**Provided data:**
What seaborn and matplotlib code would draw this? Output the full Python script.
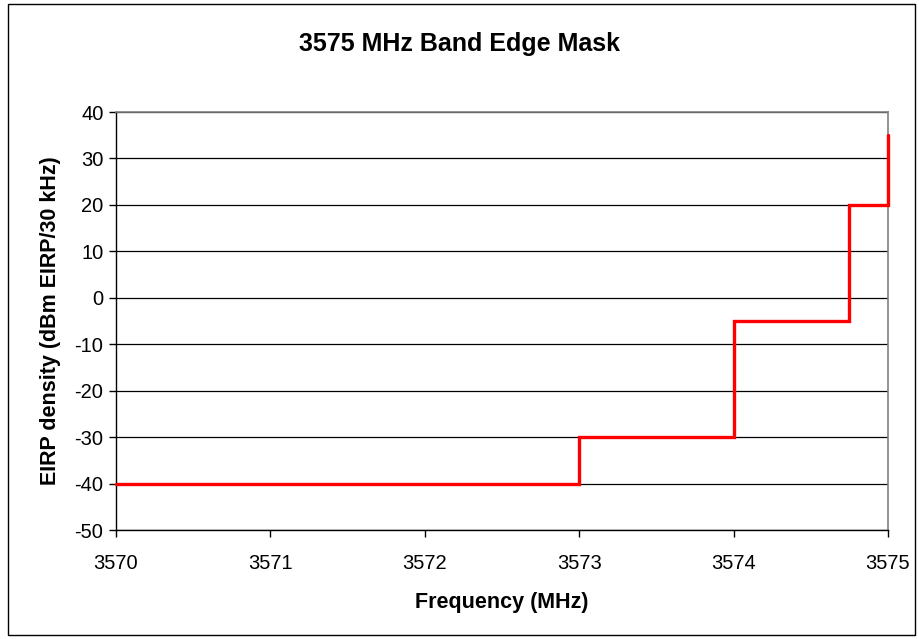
import matplotlib
matplotlib.use("Agg")
import matplotlib.pyplot as plt
import seaborn as sns
import pandas as pd
from matplotlib.patches import Rectangle

freq = [3570, 3573, 3573, 3574, 3574, 3574.75, 3574.75, 3575, 3575]
eirp = [-40, -40, -30, -30, -5, -5, 20, 20, 35]
x_ticks = [3570, 3571, 3572, 3573, 3574, 3575]
y_ticks = [-50, -40, -30, -20, -10, 0, 10, 20, 30, 40]

sns.set_theme(style="white")
plt.rcParams['font.family'] = ['Liberation Sans', 'DejaVu Sans']
plt.rcParams['text.color'] = 'black'
plt.rcParams['axes.labelcolor'] = 'black'

df = pd.DataFrame({"Frequency": freq, "EIRP": eirp, "order": range(len(freq))})

fig = plt.figure(figsize=(9.2, 6.39), dpi=100)
ax = fig.add_axes([116/920, 1-530/639, (888-116)/920, (530-112)/639])

sns.lineplot(data=df, x="Frequency", y="EIRP", sort=False, estimator=None,
             color="#ff0000", linewidth=2.4, ax=ax, zorder=3)
for ln in ax.lines:
    ln.set_clip_on(False)
    ln.set_solid_joinstyle("miter")

ax.set_xlim(3570, 3575)
ax.set_ylim(-50, 40)
ax.set_xticks(x_ticks)
ax.set_xticklabels([str(v) for v in x_ticks])
ax.set_yticks(y_ticks)
ax.set_yticklabels([str(v) for v in y_ticks])
ax.grid(axis="y", color="black", linewidth=0.9)
ax.grid(axis="x", visible=False)
ax.tick_params(axis="both", direction="out", length=5, width=1, color="black",
               labelsize=14.5, labelcolor="black", bottom=True, left=True, pad=4)
ax.tick_params(axis="x", pad=12)
for side in ["left", "bottom"]:
    ax.spines[side].set_color("black")
    ax.spines[side].set_linewidth(1)
for side in ["right", "top"]:
    ax.spines[side].set_visible(True)
    ax.spines[side].set_color("#808080")
    ax.spines[side].set_linewidth(1.2)

ax.set_xlabel("Frequency (MHz)", fontsize=15.5, fontweight="bold", labelpad=14)
ax.set_ylabel("EIRP density (dBm EIRP/30 kHz)", fontsize=15.5, fontweight="bold", labelpad=10)
fig.text(0.5, 1-44/639, "3575 MHz Band Edge Mask", ha="center", va="center",
         fontsize=18, fontweight="bold")

fig.patches.append(Rectangle((8/920, 1-635/639), (915-8)/920, (635-4)/639,
                             transform=fig.transFigure, fill=False,
                             edgecolor="black", linewidth=1))

fig.savefig("out.png", dpi=100)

**Required work:** Reproduce exactly the run of lines that opens the listing and closes with the line holding "from matplotlib.patches import Rectangle". Pictures are excluded.

**Exercise result:**
What seaborn and matplotlib code would draw this? Output the full Python script.
import matplotlib
matplotlib.use("Agg")
import matplotlib.pyplot as plt
import seaborn as sns
import pandas as pd
from matplotlib.patches import Rectangle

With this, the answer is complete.